Review: “The Darkness II”

By Anders Howmann

If I had to describe The Darkness 2 in one word, I would call it “monstrous.”

As players make their way through the short, but gripping campaign, they will become a six-limb extension of the devil himself. They will suck the light from New York’s crime-infested underground, paint walls and ceilings with gore and dismembered limbs, send swarms of bees at their foes and cut people in half with car doors.

The Darkness 2 makes Gears of War 3, a game in which you can chainsaw lizard men in half in a fantastic geyser of blood and flailing limbs, look as tame as a Saturday morning cartoon.

Violence and inevitable controversy aside, The Darkness 2 is an excellent, cinematic first-person-shooter experience that fills this sparse spring game release season. While I would not recommend shelling out $60 for this single-player driven game, it would be worth buying once the price drops in the used-game market.

The plot follows the story of Jackie Estacado, a New York crime boss who has been cursed with the powers of the Darkness, a force that allows him to sprout snake-like arms from his shoulder blades and regenerate health in the dark. If Jackie is caught in the light, the Darkness that possesses him is rendered useless. However, this power comes at a price — it has an agenda of its own, and if it isn’t controlled it will destroy the life of its host. Jackie has kept the Darkness contained for two years after the events of the first game, but when he is assaulted by a rival gang, he is forced to unleash the Darkness in order to survive.

As the story escalates, it strikes the same emotional chords as the original. The love and grief Jackie feels for his dead girlfriend, Jenny, and his bleak internal struggle with the conniving Darkness are constant and powerful themes throughout the narrative. Thankfully, the game leaves behind many underwhelming plot elements of the original, such as levels in the “Otherworld,” a dimension of hell where World War I never ended and players are forced to fight through waves of Germans. (Do all games really have to include an iteration of a Nazi or a zombie? I digress…)

To be honest, I didn’t expect much from The Darkness 2. While its predecessor was entertaining, it was riddled with issues such as horrible enemy AI and repetitive game-play mechanics, such as forcing the player to shoot out hundreds of lights to maintain the power of the Darkness.

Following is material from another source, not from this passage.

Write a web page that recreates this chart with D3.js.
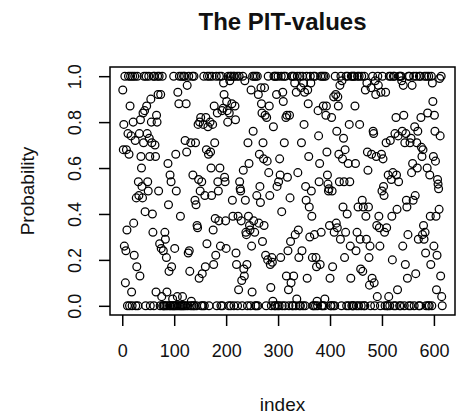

The Darkness 2 is one of the most satisfying shooters I’ve ever played. I truly felt like an unrelenting, murderous force of carnage as I played through the six-hour campaign. Enemies become progressively more difficult to defeat, using giant flashlights and even powers of the Darkness against you.

The game’s cell-shaded, comic book style fits much better with the narrative and looks beautiful to boot. While its title may not suggest it, this game basks in gorgeous lighting effects. The environments have been rendered with care, creating an experience that immerses the player entirely.

The animations and weapon models are some of the best I have ever seen in a first-person-shooter. It is a morbid joy to watch Jackie cut enemies down with the powers of the Darkness while simultaneously dual-wielding submachine guns.

The game is top-shelf quality, but it simply does not provide enough value to warrant a $60 purchase — herein lies the tragedy of The Darkness 2. Granted, it includes a four-player cooperative mode that is fun and addictive, but unless you have friends that have bought the game, it might be more of a novelty than a full, multiplayer experience.

The Darkness 2 provides exactly what its developer intended. It consumes the player in the dark, bloody world of Jackie Estacado. The plot is developed perfectly and the cinematic quality and style of this game truly sets it apart from the run-of-the-mill war shooter that many publishing companies are using as a crutch. The game is innovative and it has character. These qualities are rare in the current FPS landscape of Call of Duty clones.

So if you have morbid fantasies of ripping mobsters apart with giant arms that come out of your back while simultaneously filling them with bullets, car doors and even the rare ventilation blade, take the plunge and buy The Darkness 2. If this doesn’t appeal to an immediate, prurient interest, wait for the inevitable price drop that will occur within three months.